Peralta and Santiago go to Holt and Kevin's bedroom to find information. They are discovered by Jeffords, who scolds them. All three of them then hide in the bathroom when Holt and Kevin arrive. It is revealed that Kevin only invited the precinct because Holt told him to do so, as he said he likes them. They are exposed when the couple's dog approaches them and Santiago's allergy to dogs subsequently blows their cover. The squad is then kicked out of the house. The next day, Peralta visits Kevin at Kevin's office in Columbia University. Peralta says he finally understands Kevin's logic for not wanting to invite them to the birthday party: he hates the police due to Holt suffering insults from homophobic police officers years ago. The gang then arranges a dinner for them as compensation for ruining the party.

==Reception==
===Viewers===
In its original American broadcast, "The Party" was seen by an estimated 3.22 million household viewers and gained a 1.4/4 ratings share among adults aged 18–49, according to Nielsen Media Research. This was a 30% decrease in viewership from the previous episode not counting the Super Bowl, which was watched by 4.55 million viewers with a 1.9/5 in the 18-49 demographics. This means that 1.4 percent of all households with televisions watched the episode, while 4 percent of all households watching television at that time watched it. With these ratings, Brooklyn Nine-Nine was the third most watched show on FOX for the night, behind Dads and New Girl, fifth on its timeslot and ninth for the night, behind Dads, New Girl, The Goldbergs, Person of Interest, Agents of S.H.I.E.L.D., The Biggest Loser, NCIS: Los Angeles, and NCIS.

===Critical reviews===
"The Party" received mostly positive reviews from critics. Roth Cornet of IGN gave the episode a "great" 8.8 out of 10 and wrote, "'The Party' placed the Nine-Nine crew firmly outside of their collective comfort zone with hilarious results. This episode, like so many on this series, was all about team bonding, but the fish out of waterness of it all proved that they don't need a case to find a reason to come together, act insane, and do a little detecting."
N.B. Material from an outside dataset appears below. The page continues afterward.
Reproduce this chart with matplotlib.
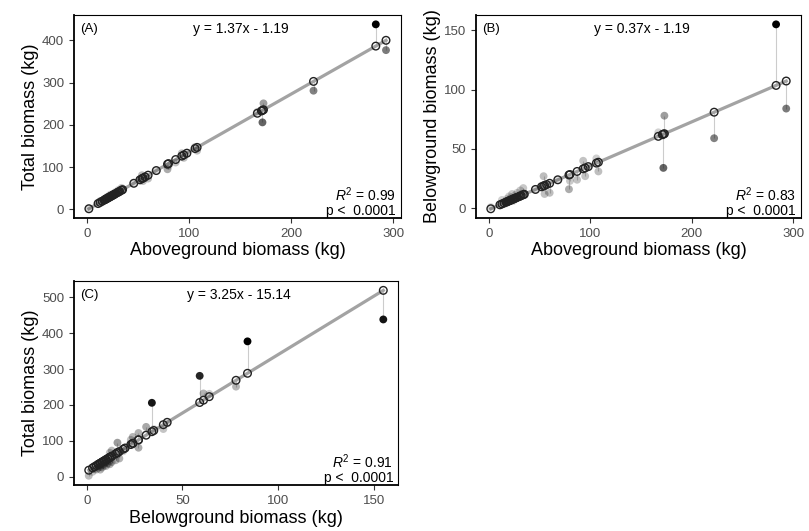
import matplotlib
matplotlib.use("Agg")
import matplotlib.pyplot as plt
import numpy as np

plt.rcParams['font.family'] = ['Liberation Sans', 'DejaVu Sans']
plt.rcParams['mathtext.fontset'] = 'custom'
plt.rcParams['mathtext.rm'] = 'Liberation Sans'
plt.rcParams['mathtext.it'] = 'Liberation Sans:italic'

# tree biomass (kg)
ag = [2, 11, 13, 15, 17, 18, 19, 20, 21, 22, 23, 24, 25, 26, 27, 28, 30, 31, 32, 34,
      35, 46, 52, 54, 55, 57, 60, 68, 79, 80, 87, 93, 95, 98, 106, 108, 167, 171, 172, 173,
      222, 283, 293]
bg = [1, 3, 7, 5, 4, 8, 6, 10, 7, 9, 12, 6, 8, 11, 9, 13, 10, 15, 12, 17,
      11, 16, 19, 27, 12, 20, 13, 24, 16, 23, 24, 40, 27, 35, 42, 31, 64, 61, 34, 78,
      59, 155, 84]
total = [3, 14, 20, 20, 21, 26, 25, 30, 28, 31, 35, 30, 33, 37, 36, 41, 40, 46, 44, 51,
         46, 62, 71, 81, 67, 77, 73, 92, 95, 103, 111, 133, 122, 133, 148, 139, 231, 232, 206, 251,
         281, 438, 377]

# fitted lines (slope, intercept) and the labels printed on the panels
slopes = [1.37, 0.37, 3.25]
intercepts = [-1.19, -1.19, 15.14]
tags = ['(A)', '(B)', '(C)']
equations = ['y = 1.37x - 1.19', 'y = 0.37x - 1.19', 'y = 3.25x - 15.14']
r2_values = ['0.99', '0.83', '0.91']
xlabels = ['Aboveground biomass (kg)', 'Aboveground biomass (kg)', 'Belowground biomass (kg)']
ylabels = ['Total biomass (kg)', 'Belowground biomass (kg)', 'Total biomass (kg)']
yticks = [[0, 100, 200, 300, 400], [0, 50, 100, 150], [0, 100, 200, 300, 400, 500]]
xticks = [[0, 100, 200, 300], [0, 100, 200, 300], [0, 50, 100, 150]]


def residual_panel(ax, x, y, i):
    x = np.array(x, dtype=float)
    y = np.array(y, dtype=float)
    pred = slopes[i] * x + intercepts[i]
    res = np.abs(y - pred)
    # darker / more opaque points for larger residuals
    alpha = np.clip(0.12 + 0.88 * (res - res.min()) / (res.max() - res.min()), 0, 1)

    ax.vlines(x, y, pred, color='black', alpha=0.2, lw=0.8, zorder=1)
    xs = np.array([x.min(), x.max()])
    ax.plot(xs, slopes[i] * xs + intercepts[i], color='#a3a3a3', lw=2.3, zorder=2)
    cols = np.zeros((len(x), 4))
    cols[:, 3] = alpha
    ax.scatter(x, y, c=cols, s=32, edgecolors='none', zorder=3)
    ax.scatter(x, pred, facecolors='none', edgecolors='#222222', s=30, linewidths=1.0, zorder=4)

    ax.set_xticks(xticks[i])
    ax.set_yticks(yticks[i])
    ax.set_xlabel(xlabels[i], fontsize=13, labelpad=2)
    ax.set_ylabel(ylabels[i], fontsize=13, labelpad=2)
    ax.tick_params(labelsize=9.5, labelcolor='#4d4d4d', color='#333333', length=3.5, width=0.8)
    for s in ['left', 'bottom']:
        ax.spines[s].set_linewidth(1.3)
    for s in ['top', 'right']:
        ax.spines[s].set_linewidth(0.8)

    ax.text(0.02, 0.93, tags[i], transform=ax.transAxes, fontsize=9.5, va='center', ha='left')
    ax.text(0.51, 0.93, equations[i], transform=ax.transAxes, fontsize=10, va='center', ha='center')
    ax.text(0.985, 0.115, r'$R^2$ = ' + r2_values[i], transform=ax.transAxes, fontsize=10,
            va='center', ha='right')
    ax.text(0.985, 0.035, 'p <  0.0001', transform=ax.transAxes, fontsize=10, va='center', ha='right')


fig = plt.figure(figsize=(8.09, 5.31), dpi=100)
axA = fig.add_axes([0.0915, 0.5895, 0.404, 0.382])
axB = fig.add_axes([0.5884, 0.5895, 0.4017, 0.382])
axC = fig.add_axes([0.0915, 0.0866, 0.4005, 0.384])

residual_panel(axA, ag, total, 0)
residual_panel(axB, ag, bg, 1)
residual_panel(axC, bg, total, 2)

fig.savefig('out.png', dpi=100)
Molly Eichel of The A.V. Club gave the episode a "B+" grade and wrote, "If 'The Party' does one thing, it's demonstrate how monumentally confident Brooklyn Nine-Nine is in its short run, especially when it comes to its ensemble. This is an episode that's completely based on fully-formed characterization (Terry's love of the French New Wave will never die!), rather than plot. In fact, there's little plot to propel the narrative here, other than the world expansion via Kevin's introduction. Seriously, Peralta spends most of the episode looking for a magazine. This is not thrilling stuff. But that's okay."

Alan Sepinwall of HitFix wrote, "Brooklyn Nine-Nine is at a point where it's mastered its tone and the strengths of its ensemble. I think there's still room for it to get even funnier, but if it stays at this terrific level, I'll have no complaints."